Anderson's Tiramisu (1994) operates in layers, though it's based on multiple sub groups within the  orchestra and doesn't refer to the dessert. It's a delicious confection, however, where the segments dance along, separately and together.  I thought of whimsical cartoons, from the era when cartoons were created around serious classical music, and were themselves a form of art in visual motion.

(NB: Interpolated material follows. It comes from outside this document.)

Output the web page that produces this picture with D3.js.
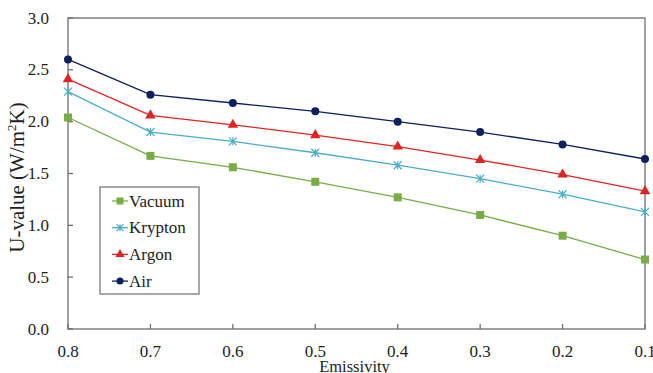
<!DOCTYPE html>
<html>
<head>
<script src="https://cdn.jsdelivr.net/npm/d3@7"></script>
</head>
<body style="margin:0">
<svg id="chart" width="653" height="373" font-family="Liberation Serif"></svg>
<script>
const emissivity = [0.8, 0.7, 0.6, 0.5, 0.4, 0.3, 0.2, 0.1]
const vacuum = [2.04, 1.67, 1.56, 1.42, 1.27, 1.10, 0.90, 0.67]
const krypton = [2.29, 1.90, 1.81, 1.70, 1.58, 1.45, 1.30, 1.13]
const argon = [2.41, 2.06, 1.97, 1.87, 1.76, 1.63, 1.49, 1.33]
const air = [2.60, 2.26, 2.18, 2.10, 2.00, 1.90, 1.78, 1.64]
const yTicks = [0, 0.5, 1.0, 1.5, 2.0, 2.5, 3.0]

const series = [
  { name: 'Vacuum', values: vacuum, color: '#77ac47', marker: 'square' },
  { name: 'Krypton', values: krypton, color: '#4bacc6', marker: 'star' },
  { name: 'Argon', values: argon, color: '#e02424', marker: 'triangle' },
  { name: 'Air', values: air, color: '#0d1f5c', marker: 'circle' }
]

const width = 653
const height = 373
const margin = { top: 18, right: 8, bottom: 44, left: 68 }
const innerWidth = width - margin.left - margin.right
const innerHeight = height - margin.top - margin.bottom
const serif = 'Liberation Serif'

// scales map straight to page pixels so all texts can sit at the svg root
const x = d3.scaleLinear().domain([0.8, 0.1]).range([margin.left, margin.left + innerWidth])
const y = d3.scaleLinear().domain([0, 3]).range([margin.top + innerHeight, margin.top])

const svg = d3.select('#chart')

const axisColor = '#6e6e6e'
const textColor = '#222'

// plot frame
svg.append('rect')
  .attr('x', margin.left)
  .attr('y', margin.top)
  .attr('width', innerWidth)
  .attr('height', innerHeight)
  .attr('fill', 'none')
  .attr('stroke', axisColor)
  .attr('stroke-width', 1.3)

// ticks point inward
svg.selectAll('.ytick')
  .data(yTicks)
  .join('line')
  .attr('x1', margin.left)
  .attr('x2', margin.left + 5)
  .attr('y1', (d) => y(d))
  .attr('y2', (d) => y(d))
  .attr('stroke', axisColor)
  .attr('stroke-width', 1.3)

svg.selectAll('.xtick')
  .data(emissivity)
  .join('line')
  .attr('x1', (d) => x(d))
  .attr('x2', (d) => x(d))
  .attr('y1', margin.top + innerHeight)
  .attr('y2', margin.top + innerHeight - 5)
  .attr('stroke', axisColor)
  .attr('stroke-width', 1.3)

const drawMarker = (g, type, color, size) => {
  if (type === 'square') {
    g.append('rect')
      .attr('x', -size / 2)
      .attr('y', -size / 2)
      .attr('width', size)
      .attr('height', size)
      .attr('fill', color)
  } else if (type === 'circle') {
    g.append('circle')
      .attr('r', size / 2)
      .attr('fill', color)
  } else if (type === 'triangle') {
    g.append('path')
      .attr('d', d3.symbol().type(d3.symbolTriangle).size(size * size * 0.75)())
      .attr('fill', color)
  } else if (type === 'star') {
    const r = size / 2
    g.append('path')
      .attr('d', `M${-r},${-r}L${r},${r}M${-r},${r}L${r},${-r}M0,${-r}L0,${r}`)
      .attr('stroke', color)
      .attr('stroke-width', 1.2)
      .attr('fill', 'none')
  }
}

const line = d3.line()
  .x((d, i) => x(emissivity[i]))
  .y((d) => y(d))

series.forEach((s) => {
  svg.append('path')
    .datum(s.values)
    .attr('d', line)
    .attr('fill', 'none')
    .attr('stroke', s.color)
    .attr('stroke-width', 1.3)

  s.values.forEach((v, i) => {
    const g = svg.append('g')
      .attr('transform', `translate(${x(emissivity[i])},${y(v)})`)
    drawMarker(g, s.marker, s.color, 8)
  })
})

// legend box and swatches
const legendX = 100
const legendY = 187
const rowGap = 26.7
svg.append('rect')
  .attr('x', legendX)
  .attr('y', legendY)
  .attr('width', 99)
  .attr('height', 107)
  .attr('fill', '#fff')
  .attr('stroke', axisColor)
  .attr('stroke-width', 1.2)

series.forEach((s, i) => {
  const cy = legendY + 14 + i * rowGap
  svg.append('line')
    .attr('x1', legendX + 12)
    .attr('x2', legendX + 28)
    .attr('y1', cy)
    .attr('y2', cy)
    .attr('stroke', s.color)
    .attr('stroke-width', 1.3)
  const m = svg.append('g').attr('transform', `translate(${legendX + 20},${cy})`)
  drawMarker(m, s.marker, s.color, 7)
})

// all texts as direct children of the svg
svg.selectAll('.ylabel')
  .data(yTicks)
  .join('text')
  .attr('x', margin.left - 19)
  .attr('y', (d) => y(d) + 5.5)
  .attr('text-anchor', 'end')
  .attr('font-family', serif)
  .attr('font-size', 17)
  .attr('fill', textColor)
  .text((d) => d.toFixed(1))

svg.selectAll('.xlabel')
  .data(emissivity)
  .join('text')
  .attr('x', (d) => x(d))
  .attr('y', margin.top + innerHeight + 28)
  .attr('text-anchor', 'middle')
  .attr('font-family', serif)
  .attr('font-size', 17)
  .attr('fill', textColor)
  .text((d) => d.toFixed(1))

series.forEach((s, i) => {
  svg.append('text')
    .attr('x', legendX + 29)
    .attr('y', legendY + 14 + i * rowGap + 5.5)
    .attr('font-family', serif)
    .attr('font-size', 17)
    .attr('fill', textColor)
    .text(s.name)
})

svg.append('text')
  .attr('x', margin.left + innerWidth * 0.5 - 2)
  .attr('y', height - 1)
  .attr('text-anchor', 'middle')
  .attr('font-family', serif)
  .attr('font-size', 16.5)
  .attr('fill', textColor)
  .text('Emissivity')

const yTitle = svg.append('text')
  .attr('transform', `translate(24,${margin.top + innerHeight / 2 + 4}) rotate(-90)`)
  .attr('text-anchor', 'middle')
  .attr('font-family', serif)
  .attr('font-size', 21)
  .attr('fill', textColor)
yTitle.append('tspan').text('U-value (W/m')
yTitle.append('tspan').text('2').attr('font-size', 13).attr('dy', -8)
yTitle.append('tspan').text('K)').attr('dy', 8)
</script>
</body>
</html>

With Anderson's The Thebans coming to the ENO, it's a good time to consider Salvatore Sciarrino's approach to music drama.  Sciarrino's Killing Flower (Luci me tradici) was heard recently in London. (Read more here), but he's written extensively for music theatre. Although Sciarrino's music is exceptionally refined, it lends itself well to drama. It's not "grand" opera in the sense of semaphore emotions and bombast  but more esoteric.  In Luci me tradici, words fragment as they do in  normal conversation.  People communicate in many non-verbal ways. Sciarrino's narratives lie in abstract sounds which the listener translates into concrete images. Anderson, of course, might do something completely different!

For me, the key to Sciarrino lies in his chamber music,  so it was good to hear two movements from ....da un Divertimenti (1969-70) at the Wigmore Hall, sections III Romanza, Adagio and IV Scherzo. . They are fragments of a larger piece which hasn't been published. Quite intriguing, stimulating the imagination. Although textures are rarified to an almost homeopathic degree, dissipating beyond the pitch of the human ear, Sciarrino's music grows from firm structural foundations.  Much of the impact of  Luci me tradici stems from the formalized nature of dance, suggesting the restrictions of courtly life from which the protagonists cannot escape. One thinks, too, of Renaissance architecture and the black and white mosaic contrasts of Italian style. In these fragments, we can hear the ghosts of classical form, elegantly poised, evaporating into something totally new, original.and highly distinctive. Such inventiveness com ressed into a small time frame, but also opening outwards.

Julian Anderson's The Comedy of Change (2009) employs similar instrumentation to the Sciarrino fragments. "Comedy" here refers to the Elizabethan use of the term, ie  happenstance and unexpected outcomes. Anderson's starting point was Charles Darwin, and the odd ways evolution creates diversity.  Long plates of sound, interspersed with small, rapidly moving figures. "20 million years in 3 minutes!", says Anderson in his notes, the "lumbering movement of  Galapagos giant tortoises". But it would be wrong to take this music too literally. Rather, enjoy the whimsy and invention, and use your imagination. Oliver Knussen premiered this work two years ago with the London Sinfonietta, an ideal "fit" between composer and conductor. At the Wigmore Hall,  Nicholas Collon conducted the Aurora Orchestra, in a performance of wit and charm.